There is a road to the top and two hiking trails ascending the 800-ish vertical feet. The summit trail is about 1 mile long, and the incline trail is 0.6 miles long. Logan and I hiked the summit trail over the weekend, and yesterday I went back to conquer the incline trail – a steady 35% incline! Jim Dowd gave me some excellent words of advice when I told him I had stopped a few times on my last try, and I wanted to make it up without any breaks. “Pain is inevitable, suffering is optional.” That was the last little mental push I needed.
There are 4 viewpoints at the top which combined give an almost 360 degree view. For being the the smallest mountain peak in New Hampshire, it sure does have good views!
The mountain is steeped in history. The incline trail that I hiked used to be a railway! From the website http://www.gotopinardville.com/uncanoonuc_mountains.htm
It wasn’t until June 8, 1907 when the railway opened. The ruling grade of the incline was a grand 35% and the running time was five minutes. Equipment on the incline was two open cars that were connected by a steel cable and were operated like counterbalances. Each incline car was equipped with two 40-horsepower motors and carried a motorman and conductor.
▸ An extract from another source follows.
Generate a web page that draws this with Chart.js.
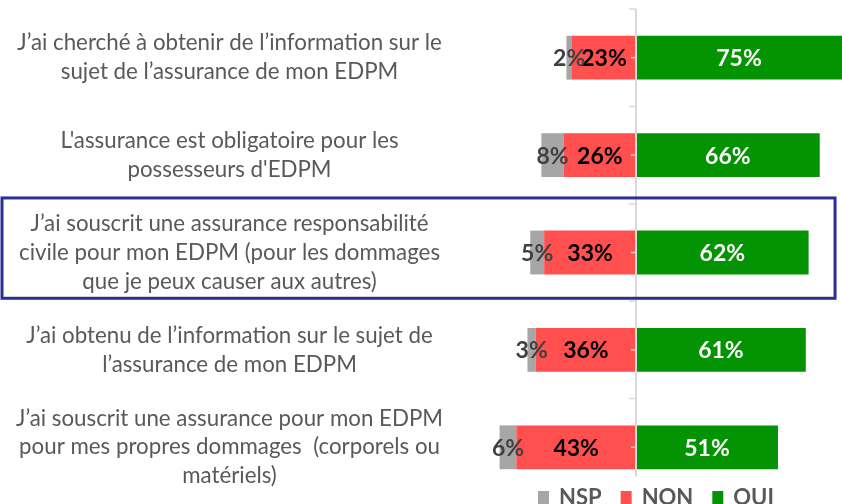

The operation of the incline did not cease at the end of summer. Winter season brought skiers to the mountain with the incline providing transportation to the summit.
The conventional trolley line to Uncanoonuc remained in service until January 8,1938 when the line was abandoned. On January 9, 1938 bus service replace the trolley line to Goffstown. The incline continued to operate until the 1940s. In 1941 a forest fire destroyed approximately 500 feet of track and steel cable. Even though the incline was still being used to shuttle skiers there was no effort to rebuild after the fire. Shortly after the fire the remaining track was torn up and the cars junked.
If anyone is nearby, it’s definitely worth the short hike for the rewarding views from the top. Or, for the really lazy, you could drive to the top and then hike through the woods to the lookout spots. These spots aren’t obvious, so go prepared knowing the trails (reference here).